Das unter der Großstadtjugend verbreitete geflügelte Wort „Igitt Natur, ich liebe Beton pur“ ist, nachdem man den Insektenschwärmen entkommen ist, zumindest nicht gänzlich unverständlich. Oder wie es die Band S.y.p.h. in ihrem 1980 erschienen Lied „Zurück zum Beton“ auch formulierte: „Blauer Himmel, blaue See, hoch lebe die Betonfee, keine Vögel, keine Pflanzen, ich will auf dem Beton tanzen.“
Eine Exilgroßstädter*in schwärmte einmal von dem wunderbaren Geruch nach verbranntem Gummi in den Frankfurter U-Bahnen…
Das für Großstädte typische Gedränge ist gänzlich verschwunden. Die Masse als Protagonist*in hat sich scheinbar aufgelöst. In ihr lauert ja nun die Gefahr des Virus.

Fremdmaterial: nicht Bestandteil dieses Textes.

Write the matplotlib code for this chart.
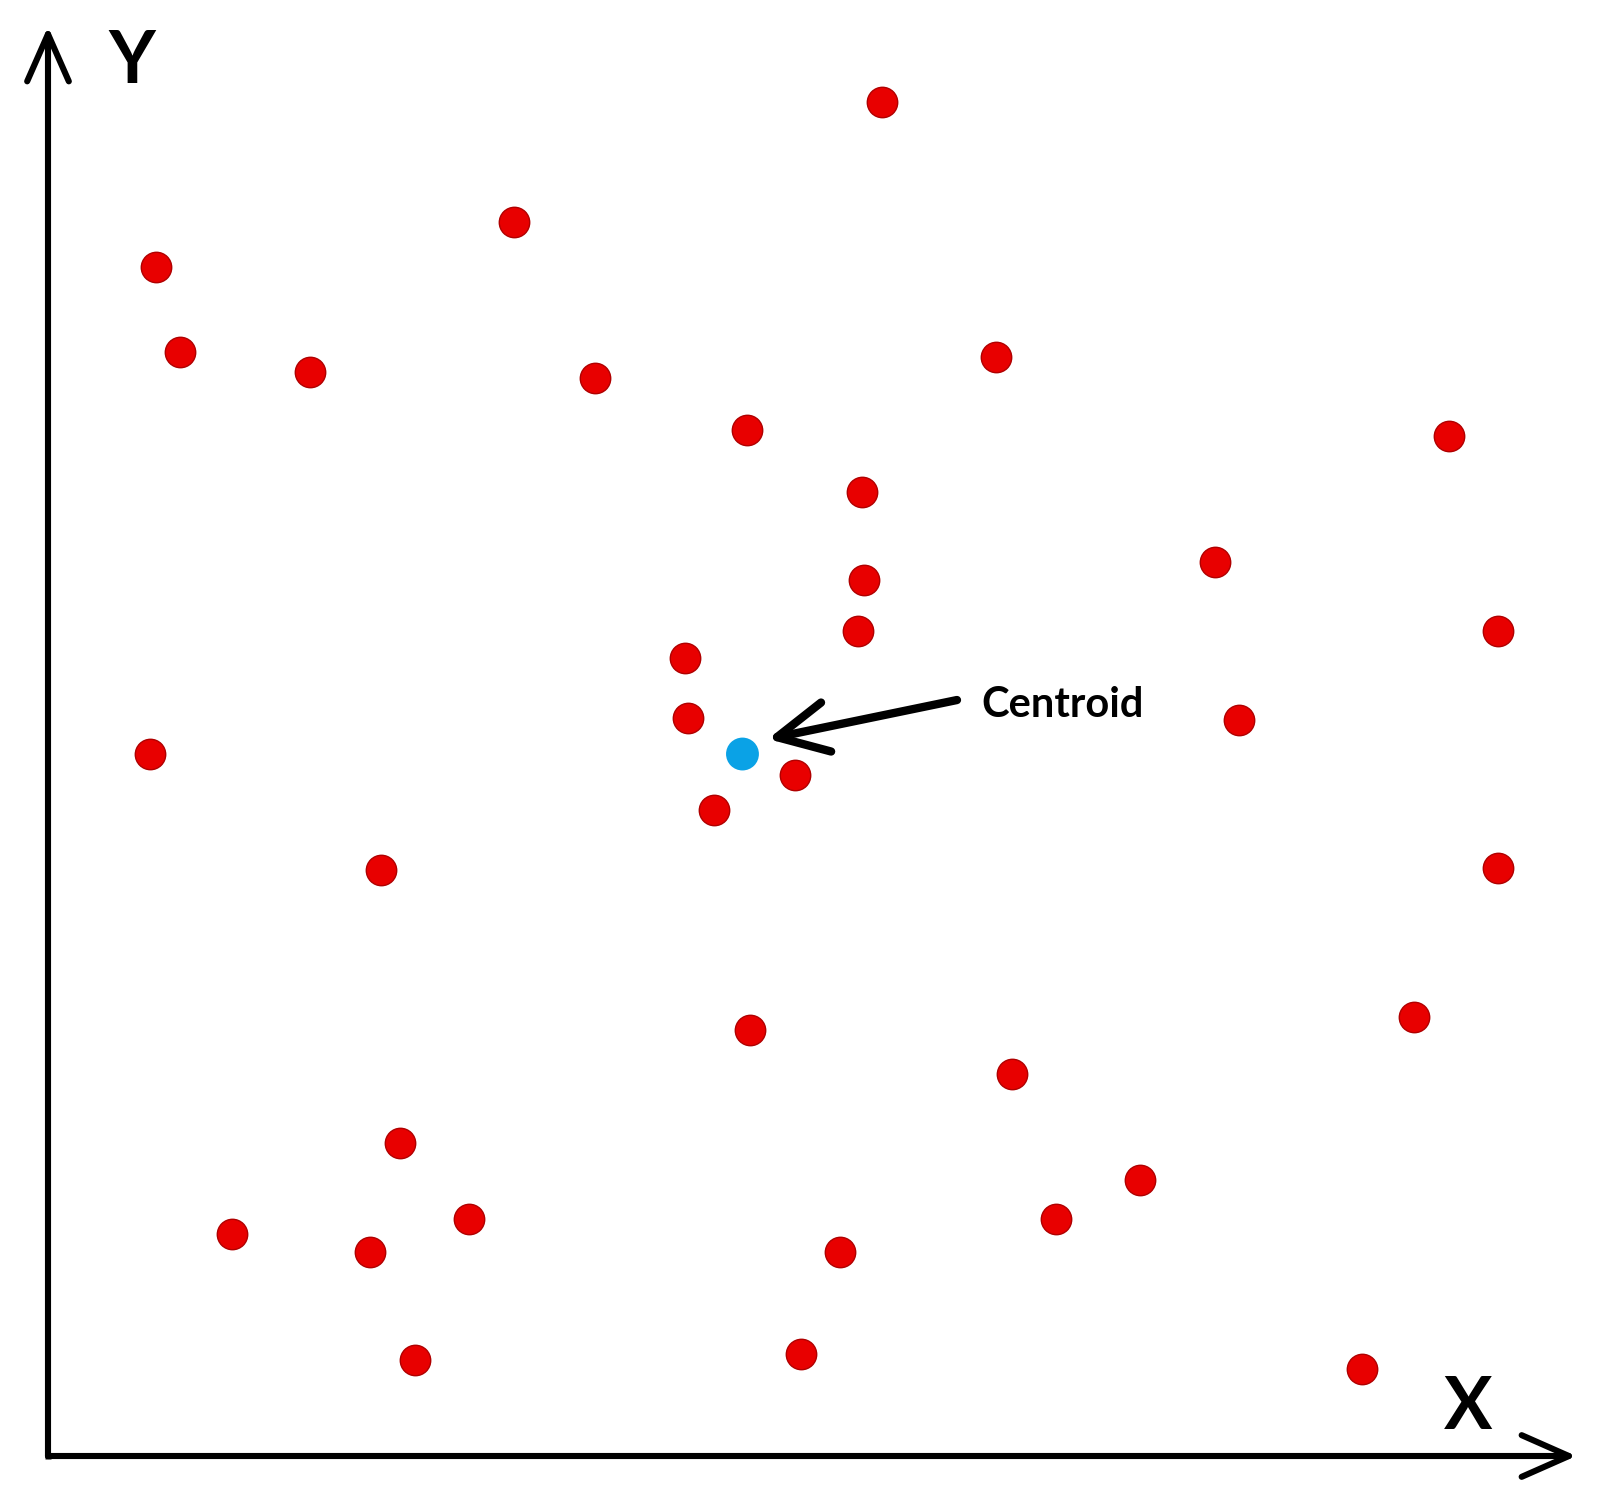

Auch der sonst hoch frequentierte Frankfurter Hauptbahnhof unterscheidet sich derzeit kaum von einem Bahnhof der Provinz. Ein ewiger Sonntag ist angebrochen: Nur wenige Reisende verweilen auf den Sitzbänken, einzelne Besucher*innen bewegen sich schleichend und scheinbar ziellos durch die leeren Hallen, die meisten Läden sind geschlossen. Der sonst berüchtigte Almabtrieb, in dem geschäftige Horden durch Halle und die Einkaufspassage strömen, das Gedrängel an S- und U-Bahnzugängen – einfach weg.
Bei der von einigen nun proklamierten „Rückkehr zur Natur“ kann es sich jedoch nur um eine Illusion handeln. Eine unberührte, oder irgendwie nicht geformte Natur existiert bekanntlich nicht. Die strikte Trennung zwischen Natur und Kultur, ist, wie Kulturwissenschaftler*innen wissen, nur eine Vorstellung. In den sozialen Netzwerken tauchen mit der Krise auf der einen Seite absurde Montagen auf, in denen Delphine in den Kanälen von Venedig eifrig um die Wette hüpfen, aber auch menschenverachtende Ideologien. Wenn der Mensch am Virus stirbt, so die Idee, kann die Natur sich endlich ausbreiten, aufatmen etc. Abgesehen davon, dass der Mensch selbst Teil der glorifizierten Natur ist und nicht ihr Gegensatz, kann eine Bejahung des Todes (zum Zwecke der Fortexistenz des großen Ganzen – hier der imaginierten Natur) getrost dem Faschismus zugeordnet werden. Sozialdarwinismus und Klassismus geben sich auch in der Krise die Hand. Mit Begriffen wie „Durchseuchung“ wird in Kauf genommen, dass Menschen sterben, damit der Laden weiter laufen kann. Die Diskussion der Triage und ihre Anwendung in Spanien und Italien zeigt, was es heißt, wenn die Behandlung von Patient*innen an Erfolgsaussichten gekoppelt wird. Die Folge eines Mangels, verursacht auch durch die Europäische Sparpolitik, fordert hier ihre Opfer. In Ideologien, in denen Menschen als Virus betrachtet werden, die die Erde „befallen“ und eine offene Freude über den Tod von Menschen geäußert wird, zeigt sich, wie Autor*innen wie Jutta Dittfurth und Natascha Strobl analysieren, die Ideologie des Ökofaschismus. Übrigens eine Ideologie mit langen Traditionslinien.